EsKorte - Development and testing of a sensor-based material flow monitoring system for plastic recycling technologiesCopyright: © ANTS
Global plastics production has increased twenty-fold since 1950 to 322 million t/a. Since the residence time of plastic products in the use phase is less than one year for the most common application (32%), namely packaging, the increased plastic production is very quickly reflected in the waste volumes. In 2015, Austria alone generated 916,360 tons of plastic waste, 77% of which was in mixed waste. However, only 28% of Austrian plastic waste was recycled, 88% of which was single-origin waste for example from the separate collection of deposit bottles. Sorting in appropriate plants is required for the recycling of lightweight packaging (LWP). However, the technical efficiencies of up to 95 wt.-% stated by the aggregate manufacturers are not achieved there, which is in particular due to fluctuations in the volume and composition of the material stream and inadequate control facilities.

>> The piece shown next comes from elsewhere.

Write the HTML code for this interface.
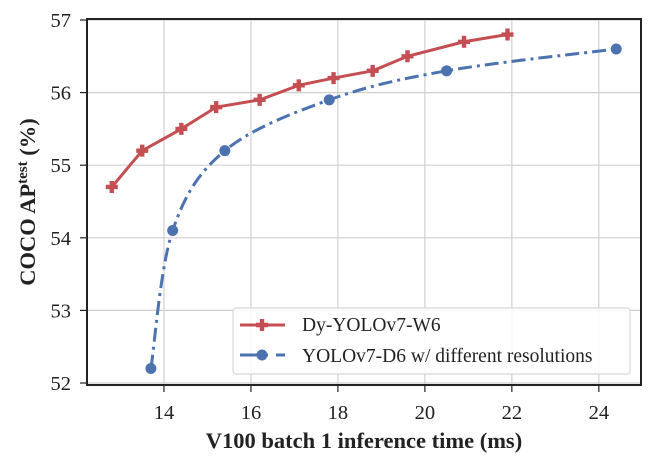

Due to these fluctuations, plastic waste in Austria is mainly used for energy, resulting in the emission of 924,000 t CO2, which could be saved if the material were recycled. Therefore, the European Union has set the target that 50% of LWP should be recycled by 2025 and 55% by 2030. In the EsKorte project, basic research is therefore being carried out to develop and test a sensor-based material flow monitoring system for plastics recycling technologies. The aim of the project is to enable intelligent networking of machine plant components on a laboratory scale and thus to lay the foundations for achieving a recycling rate of at least 55% by 2030.

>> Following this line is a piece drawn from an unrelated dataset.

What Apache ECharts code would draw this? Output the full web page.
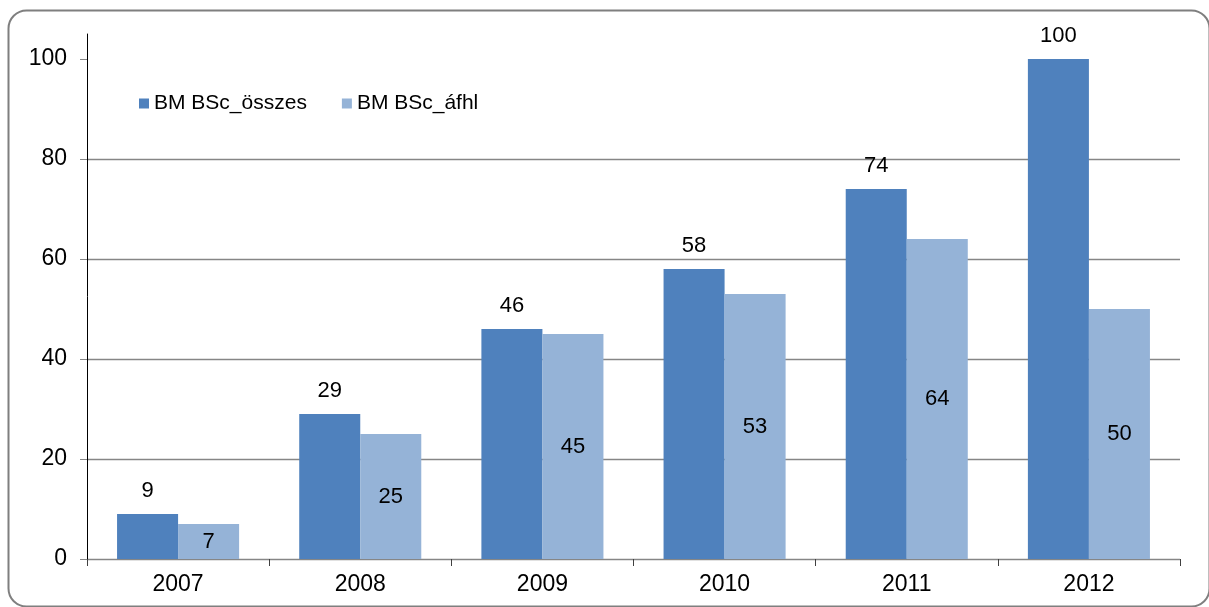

Within this project, the Department of Anthropogenic Material Cycles analyses the volume flows of LWP by means of 3D laser triangulation. This includes determination of achievable detection rates and quantitative investigation of the relationship between throughput and sorting efficiency. One of the main aims is to influence the material feed of an LWP plant by developing a control strategy for belt speeds.
EsKorte is funded by the Austrian Research Promotion Agency (FFG). Project partners are the University of Leoben and the companies EVK DI Kerschhaggl GmbH, Siemens AG Österreich, Brantner Environment Group GmbH and OMNETRIC GmbH as well as STADLER Anlagenbau GmbH as associated partner.